With his back against the wall in Wisconsin, Dukakis uncharacteristically joined in the general condemnation of the Chrysler Corp. for walking away from a plant in Kenosha. But in New York, ahead again in the polls, he has reverted to form. “This country needs healing, it needs unity, it needs a President who brings us together,” Dukakis insisted earnestly, if blandly, to one New York group.

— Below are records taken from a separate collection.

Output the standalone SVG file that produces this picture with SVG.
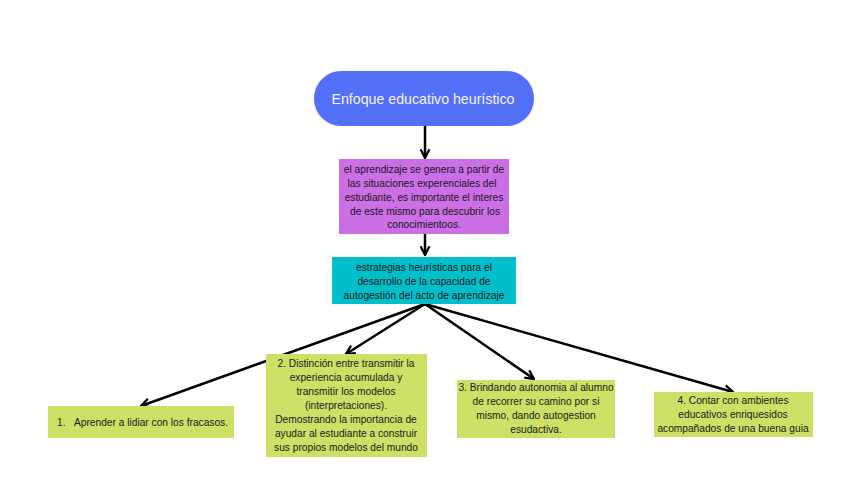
<svg xmlns="http://www.w3.org/2000/svg" width="848" height="477" viewBox="0 0 848 477">
<defs>
<marker id="ah" viewBox="0 0 10 10" refX="9" refY="5" markerWidth="4.4" markerHeight="4.4" orient="auto" markerUnits="strokeWidth">
<path d="M1,1 L9,5 L1,9" fill="none" stroke="#000" stroke-width="2"/>
</marker>
<style>
.t{font-family:"Liberation Sans",Arial,sans-serif;font-size:10.2px;fill:#1a1a1a;text-anchor:middle}
.g{fill:#CCE066}
.c{stroke:#000;stroke-width:2.5;fill:none;marker-end:url(#ah)}
</style>
</defs>
<rect width="848" height="477" fill="#fff"/>
<g id="connectors">
<line class="c" x1="425" y1="126" x2="425" y2="158"/>
<line class="c" x1="425" y1="234" x2="425" y2="255"/>
<line class="c" x1="425" y1="304" x2="141" y2="406"/>
<line class="c" x1="425" y1="304" x2="346" y2="354"/>
<line class="c" x1="425" y1="304" x2="534" y2="379"/>
<line class="c" x1="425" y1="304" x2="733" y2="392"/>
</g>
<g id="title">
<rect x="314" y="71" width="220" height="55" rx="27" fill="#5470F8"/>
<text x="423" y="104" style="font-family:'Liberation Sans',Arial,sans-serif;font-size:14.2px;fill:#f4f4ff;text-anchor:middle">Enfoque educativo heurístico</text>
</g>
<g id="purple">
<rect x="339" y="159" width="170" height="75" fill="#CC6EE6"/>
<text class="t"><tspan x="424" y="173">el aprendizaje  se genera a partir de</tspan><tspan x="422" y="187">las situaciones experenciales del</tspan><tspan x="424" y="201">estudiante, es importante el interes</tspan><tspan x="425" y="215">de este mismo para descubrir los</tspan><tspan x="424" y="228">conocimientoos.</tspan></text>
</g>
<g id="teal">
<rect x="332" y="257" width="184" height="47" fill="#00BFCB"/>
<text class="t"><tspan x="424" y="271">estrategias heurísticas para el</tspan><tspan x="424" y="285">desarrollo de la capacidad de</tspan><tspan x="424" y="299">autogestión del acto de aprendizaje</tspan></text>
</g>
<g id="n1">
<rect class="g" x="48" y="406" width="186" height="32"/>
<text class="t" y="426"><tspan x="57" style="text-anchor:start">1.</tspan><tspan x="74" style="text-anchor:start">Aprender a lidiar con los fracasos.</tspan></text>
</g>
<g id="n2">
<rect class="g" x="266" y="354" width="161" height="103"/>
<text class="t"><tspan x="346" y="367">2. Distinción entre transmitir la</tspan><tspan x="346" y="381">experiencia acumulada y</tspan><tspan x="346" y="395">transmitir los modelos</tspan><tspan x="346" y="409">(interpretaciones).</tspan><tspan x="346" y="423">Demostrando la importancia de</tspan><tspan x="346" y="437">ayudar al estudiante a construir</tspan><tspan x="346" y="451">sus propios modelos del mundo</tspan></text>
</g>
<g id="n3">
<rect class="g" x="457" y="380" width="158" height="58"/>
<text class="t"><tspan x="536" y="391">3. Brindando autonomia al alumno</tspan><tspan x="536" y="405">de recorrer su camino por si</tspan><tspan x="536" y="419">mismo, dando autogestion</tspan><tspan x="536" y="433">esudactiva.</tspan></text>
</g>
<g id="n4">
<rect class="g" x="654" y="392" width="159" height="45"/>
<text class="t"><tspan x="733" y="404">4. Contar con ambientes</tspan><tspan x="733" y="418">educativos enriquesidos</tspan><tspan x="733" y="432">acompañados de una buena guia</tspan></text>
</g>
</svg>
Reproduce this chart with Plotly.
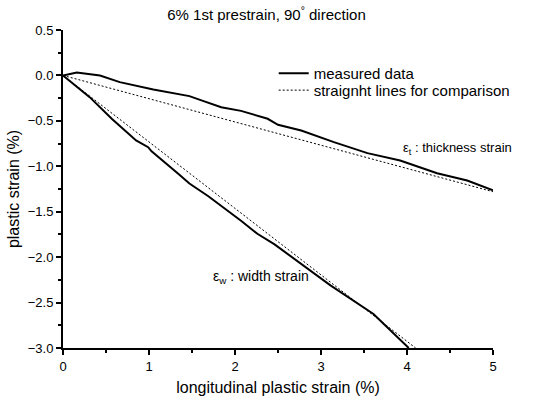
import plotly.graph_objects as go

# Measured thickness strain (longitudinal %, plastic strain %)
thick_x = [0.0, 0.16, 0.43, 0.66, 1.05, 1.47, 1.61, 1.84, 2.07, 2.38, 2.50, 2.77, 3.15, 3.46, 3.54, 3.92, 4.35, 4.70, 5.0]
thick_y = [0.0, 0.033, 0.0, -0.074, -0.154, -0.228, -0.275, -0.35, -0.39, -0.477, -0.543, -0.606, -0.734, -0.826, -0.855, -0.936, -1.076, -1.156, -1.265]

# Measured width strain
width_x = [0.0, 0.31, 0.57, 0.85, 0.99, 1.03, 1.34, 1.47, 1.69, 1.92, 2.07, 2.26, 2.46, 3.11, 3.61, 4.02]
width_y = [0.0, -0.239, -0.48, -0.716, -0.79, -0.835, -1.083, -1.19, -1.33, -1.49, -1.60, -1.743, -1.86, -2.31, -2.625, -3.0]

# Straight comparison lines
thick_line_x = [0.0, 5.0]
thick_line_y = [0.0, -1.28]
width_line_x = [0.0, 4.1]
width_line_y = [0.0, -3.0]

font_family = "Liberation Sans, Arial, sans-serif"

fig = go.Figure()
fig.add_trace(go.Scatter(x=thick_x, y=thick_y, mode="lines", name="measured data",
                         line=dict(color="black", width=2), legend="legend"))
fig.add_trace(go.Scatter(x=width_x, y=width_y, mode="lines", name="measured data",
                         line=dict(color="black", width=2), showlegend=False))
fig.add_trace(go.Scatter(x=thick_line_x, y=thick_line_y, mode="lines",
                         name="straignht lines for comparison",
                         line=dict(color="black", width=1, dash="2px,2px"), legend="legend2"))
fig.add_trace(go.Scatter(x=width_line_x, y=width_line_y, mode="lines",
                         name="straignht lines for comparison",
                         line=dict(color="black", width=1, dash="2px,2px"), showlegend=False))

fig.add_annotation(x=3.93, y=-0.80, xref="x", yref="y", text="ε<sub>t</sub> : thickness strain",
                   showarrow=False, xanchor="left", yanchor="middle",
                   font=dict(size=13, color="black", family=font_family))
fig.add_annotation(x=1.72, y=-2.22, xref="x", yref="y", text="ε<sub>w</sub> : width strain",
                   showarrow=False, xanchor="left", yanchor="middle",
                   font=dict(size=14, color="black", family=font_family))

legend_common = dict(xanchor="left", yanchor="top", bgcolor="rgba(0,0,0,0)",
                     font=dict(size=15), tracegroupgap=0, itemwidth=30)

fig.update_layout(
    width=533, height=402,
    margin=dict(l=63, r=40, t=30, b=54),
    paper_bgcolor="white", plot_bgcolor="white",
    font=dict(family=font_family, size=13, color="black"),
    title=dict(text="6% 1st prestrain, 90<sup>°</sup> direction", x=0.5, xanchor="center",
               y=0.963, yanchor="middle", font=dict(size=15)),
    showlegend=True,
    legend=dict(x=0.49, y=0.915, **legend_common),
    legend2=dict(x=0.49, y=0.862, **legend_common),
    xaxis=dict(range=[0, 5], dtick=1, showline=True, linecolor="black", linewidth=2,
               ticks="outside", ticklen=5, tickwidth=1.5, tickcolor="black",
               showgrid=False, zeroline=False, mirror=False, automargin=False,
               minor=dict(dtick=0.5, ticks="outside", ticklen=3, tickcolor="black", showgrid=False),
               title=dict(text="longitudinal plastic strain (%)", font=dict(size=16), standoff=9),
               tickfont=dict(size=13)),
    yaxis=dict(range=[-3.0, 0.5], dtick=0.5, tickformat=".1f", showline=True, linecolor="black",
               linewidth=2, ticks="outside", ticklen=5, tickwidth=1.5, tickcolor="black",
               showgrid=False, zeroline=False, mirror=False, automargin=False,
               minor=dict(dtick=0.25, ticks="outside", ticklen=3, tickcolor="black", showgrid=False),
               title=dict(text="plastic strain (%)", font=dict(size=16), standoff=4),
               tickfont=dict(size=13)),
)

fig.write_html("out.html")
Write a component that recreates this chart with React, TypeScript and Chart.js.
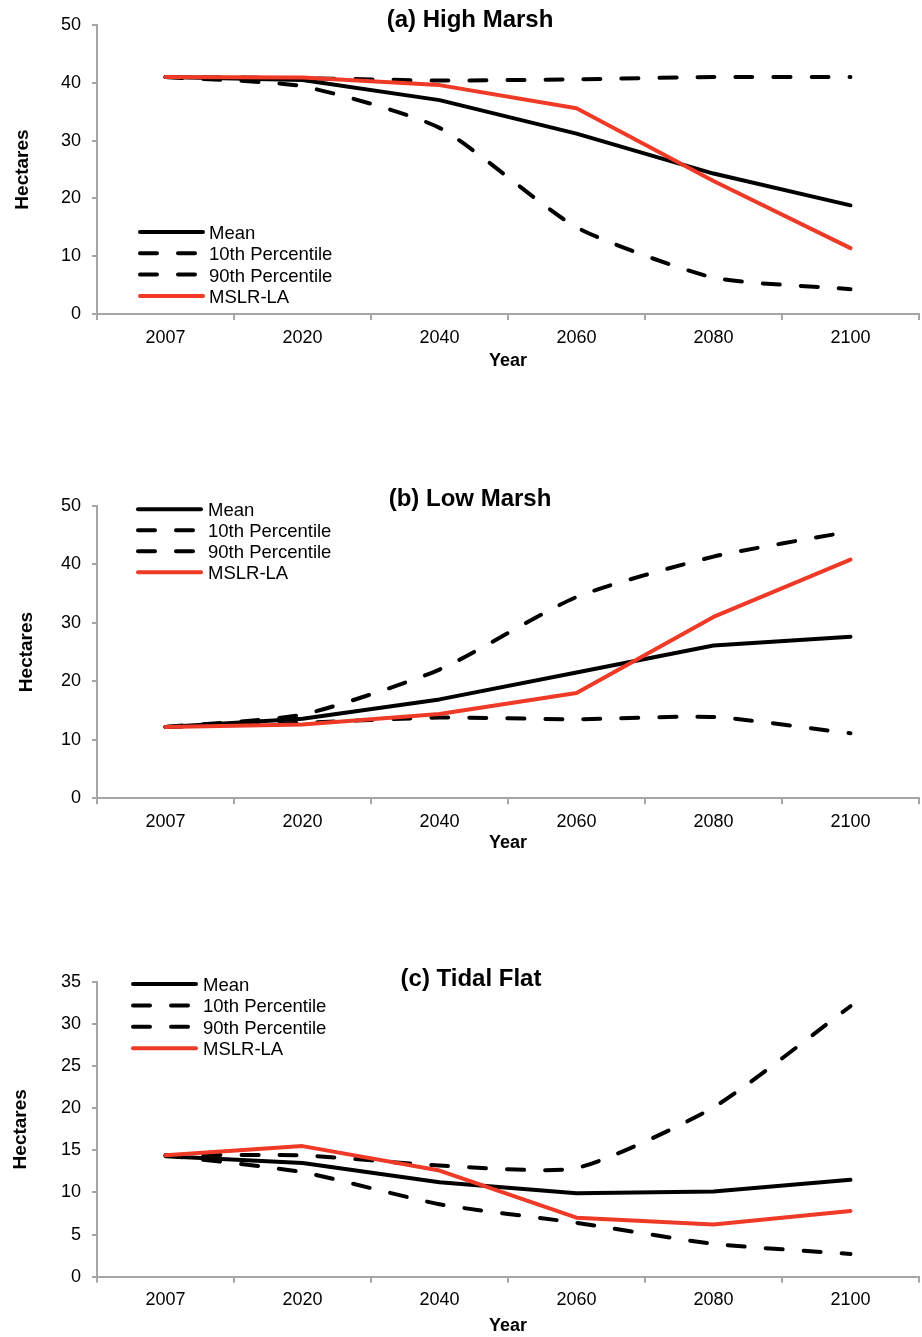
import React, { useEffect, useRef } from "react";
import { Chart, registerables } from "chart.js";

Chart.register(...registerables);

// Categories and series names
const years = ["2007", "2020", "2040", "2060", "2080", "2100"];
const seriesNames = ["Mean", "10th Percentile", "90th Percentile", "MSLR-LA"];

// (a) High Marsh, hectares
const highMean = [41.0, 40.5, 37.0, 31.2, 24.3, 18.8];
const highP10 = [41.0, 39.4, 32.2, 15.0, 6.3, 4.3];
const highP90 = [41.0, 40.8, 40.4, 40.6, 41.0, 41.0];
const highMslr = [41.0, 40.9, 39.6, 35.6, 23.0, 11.4];

// (b) Low Marsh, hectares
const lowMean = [12.2, 13.6, 16.9, 21.5, 26.1, 27.6];
const lowP10 = [12.2, 12.9, 13.8, 13.5, 13.9, 11.1];
const lowP90 = [12.2, 14.3, 22.0, 34.4, 41.3, 45.6];
const lowMslr = [12.2, 12.6, 14.4, 18.0, 31.0, 40.8];

// (c) Tidal Flat, hectares
const flatMean = [14.3, 13.5, 11.2, 9.9, 10.1, 11.5];
const flatP10 = [14.4, 12.4, 8.6, 6.4, 3.9, 2.7];
const flatP90 = [14.4, 14.4, 13.2, 12.9, 20.1, 32.1];
const flatMslr = [14.4, 15.5, 12.6, 7.0, 6.2, 7.8];

// Y axis ranges
const highAxis = { max: 50, step: 10 };
const lowAxis = { max: 50, step: 10 };
const flatAxis = { max: 35, step: 5 };

const FONT = "'Liberation Sans', Arial, Helvetica, sans-serif";
const RED = "#ee3a26";
const AXIS_GREY = "#a6a6a6";
const DASH = [17, 21];

type Panel = {
  title: string;
  mean: number[];
  p10: number[];
  p90: number[];
  mslr: number[];
  axis: { max: number; step: number };
  top: number;
  height: number;
  plotTop: number;
  plotBottom: number;
  yTitlePad: number;
  xTitlePad: number;
  titleX: number;
  titleY: number;
  legendX: number;
  legendTextX: number;
  legendY: number;
  legendStep: number;
};

const panels: Panel[] = [
  {
    title: "(a) High Marsh",
    mean: highMean, p10: highP10, p90: highP90, mslr: highMslr, axis: highAxis,
    top: 0, height: 380, plotTop: 25, plotBottom: 314,
    yTitlePad: 11, xTitlePad: 7.7,
    titleX: 470, titleY: 20,
    legendX: 140, legendTextX: 209, legendY: 232, legendStep: 21.3,
  },
  {
    title: "(b) Low Marsh",
    mean: lowMean, p10: lowP10, p90: lowP90, mslr: lowMslr, axis: lowAxis,
    top: 480, height: 380, plotTop: 25.7, plotBottom: 318.3,
    yTitlePad: 15.5, xTitlePad: 5.9,
    titleX: 470, titleY: 19,
    legendX: 138, legendTextX: 208, legendY: 29.3, legendStep: 21,
  },
  {
    title: "(c) Tidal Flat",
    mean: flatMean, p10: flatP10, p90: flatP90, mslr: flatMslr, axis: flatAxis,
    top: 960, height: 377, plotTop: 18.3, plotBottom: 316.7,
    yTitlePad: 9.5, xTitlePad: 0,
    titleX: 471, titleY: 19,
    legendX: 133, legendTextX: 203, legendY: 24, legendStep: 21.4,
  },
];

const WIDTH = 922;
const Y_AXIS_WIDTH = 97;
const RIGHT_PAD = 3;

function PanelChart({ p }: { p: Panel }) {
  const ref = useRef<HTMLCanvasElement | null>(null);

  useEffect(() => {
    if (!ref.current) return;
    const legendStyles = [
      { color: "#000", dash: [] as number[] },
      { color: "#000", dash: DASH },
      { color: "#000", dash: DASH },
      { color: RED, dash: [] as number[] },
    ];

    const decor = {
      id: "panelDecor",
      afterDraw(chart: any) {
        const ctx = chart.ctx as CanvasRenderingContext2D;
        ctx.save();
        // panel title
        ctx.fillStyle = "#000";
        ctx.font = `bold 24px ${FONT}`;
        ctx.textAlign = "center";
        ctx.textBaseline = "middle";
        ctx.fillText(p.title, p.titleX, p.titleY);

        // legend
        ctx.font = `18.5px ${FONT}`;
        ctx.textAlign = "left";
        legendStyles.forEach((s, i) => {
          const y = p.legendY + i * p.legendStep;
          ctx.beginPath();
          ctx.lineWidth = 4;
          ctx.lineCap = "round";
          ctx.strokeStyle = s.color;
          ctx.setLineDash(s.dash);
          ctx.moveTo(p.legendX, y);
          ctx.lineTo(p.legendX + 63, y);
          ctx.stroke();
          ctx.setLineDash([]);
          ctx.fillStyle = "#000";
          ctx.fillText(seriesNames[i], p.legendTextX, y + 2);
        });
        ctx.restore();
      },
    };

    const common = {
      fill: false,
      pointRadius: 0,
      pointHoverRadius: 0,
      borderWidth: 4,
      borderCapStyle: "round" as const,
      borderJoinStyle: "round" as const,
    };

    const chart = new Chart(ref.current, {
      type: "line",
      data: {
        labels: years,
        datasets: [
          { ...common, label: seriesNames[0], data: p.mean, borderColor: "#000", tension: 0, order: 1 },
          { ...common, label: seriesNames[1], data: p.p10, borderColor: "#000", borderDash: DASH, tension: 0.2, order: 2 },
          { ...common, label: seriesNames[2], data: p.p90, borderColor: "#000", borderDash: DASH, tension: 0.2, order: 2 },
          { ...common, label: seriesNames[3], data: p.mslr, borderColor: RED, tension: 0, order: 0 },
        ],
      },
      options: {
        animation: false,
        responsive: false,
        devicePixelRatio: 1,
        events: [],
        layout: {
          padding: { top: p.plotTop, left: 0, right: RIGHT_PAD, bottom: 0 },
        },
        plugins: {
          legend: { display: false },
          title: { display: false },
          tooltip: { enabled: false },
        },
        scales: {
          x: {
            type: "category",
            offset: true,
            grid: {
              offset: true,
              drawOnChartArea: false,
              drawTicks: true,
              tickLength: 6,
              color: AXIS_GREY,
              lineWidth: 2,
            },
            border: { display: true, color: AXIS_GREY, width: 2 },
            ticks: {
              color: "#000",
              font: { family: FONT, size: 18 },
              padding: 7,
              maxRotation: 0,
              autoSkip: false,
            },
            title: {
              display: true,
              text: "Year",
              color: "#000",
              font: { family: FONT, size: 18, weight: "bold" },
              padding: { top: 0, bottom: p.xTitlePad },
            },
            afterFit: (s: any) => {
              s.height = p.height - p.plotBottom;
            },
          },
          y: {
            min: 0,
            max: p.axis.max,
            grid: {
              drawOnChartArea: false,
              drawTicks: true,
              tickLength: 5,
              color: AXIS_GREY,
              lineWidth: 2,
            },
            border: { display: true, color: AXIS_GREY, width: 2 },
            ticks: {
              stepSize: p.axis.step,
              color: "#000",
              font: { family: FONT, size: 18 },
              padding: 11,
            },
            title: {
              display: true,
              text: "Hectares",
              color: "#000",
              font: { family: FONT, size: 19, weight: "bold" },
              padding: { top: p.yTitlePad, bottom: 0 },
            },
            afterFit: (s: any) => {
              s.width = Y_AXIS_WIDTH;
            },
          },
        },
      },
      plugins: [decor],
    } as any);

    return () => chart.destroy();
  }, [p]);

  return (
    <div style={{ position: "absolute", left: 0, top: p.top, width: WIDTH, height: p.height }}>
      <canvas ref={ref} width={WIDTH} height={p.height} style={{ display: "block" }} />
    </div>
  );
}

export default function App() {
  return (
    <div
      style={{
        position: "absolute",
        left: 0,
        top: 0,
        width: WIDTH,
        height: 1337,
        overflow: "hidden",
        background: "#fff",
      }}
    >
      {panels.map((p) => (
        <PanelChart key={p.title} p={p} />
      ))}
    </div>
  );
}
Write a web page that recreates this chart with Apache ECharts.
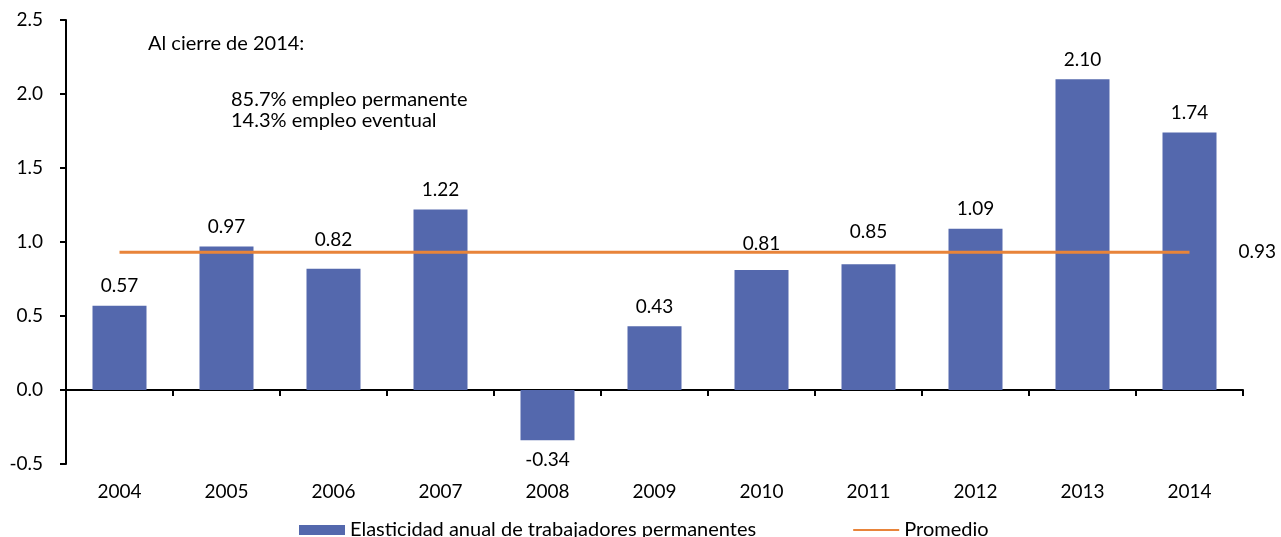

Dukakis’ cautious approach may yet pay dividends--if he can inch his way to the nomination. It’s unlikely that the populism Jackson and others are using could stand by itself as a general-election message while the economy remains strong. And some Republican strategists believe Dukakis’ optimistic vision of industrial renewal will serve him well in a general election. “We really haven’t had any Democrats who have had much of a vision of economic growth in the past few campaigns,” said GOP pollster Lance Tarrance. “To his credit, Dukakis is trying to bump the Democrats out of that.”

Dukakis’ spring caution could pay another fall dividend. Unlike Walter F. Mondale, who came out of the 1984 primary season indelibly stamped by his rivals as the candidate of the past and the pliant tool of special interests, Dukakis remains only vaguely defined. Though Gore has effectively criticized Dukakis’ lack of foreign-policy experience, the governor’s opponents have been unable to keep him on the defensive for any length of time. He has the potential of making it through the primaries with very few voters holding a negative opinion of him--a rare feat among recent Democratic nominees. On the eve of the New York primary only 10% of New York Democrats held an unfavorable view of Dukakis, just one-third as many as had negative impressions of Gore, Jackson and Sen. Paul Simon of Illinois.

That’s the good news for Dukakis. The flip side is that although almost two-thirds of New York Democrats feel positively toward him, he has stirred no great enthusiasm. The risk in his unswervingly cautious strategy is that “he has not given a reason for people to come out and vote” for him, said New York pollster Doug Schoen. As a result, Dukakis’ two greatest dangers on Tuesday are that Jackson’s ardent supporters will turn out in greater numbers than his own tepid ones--and that Gore will pull away Jewish voters who lean toward Dukakis but feel no great attachment.

Dukakis’ unemotional approach generates approval, not attachment. Voters don’t stampede toward him, they seem to gravitate in his direction after weighing and discarding other choices. That, in the end, may be enough, now that Cuomo says he has taken himself out of the running. For the Democrats, reality now comes down to two words: Who’s left? Voters stampede toward Jackson, but they also rush away in substantial numbers; for all the real enthusiasm he’s inspired, he still faces deep doubts among many Democrats, some based on race, others on ideology. Gore has been unable to convince anyone north of the Mason-Dixon line to pay much attention.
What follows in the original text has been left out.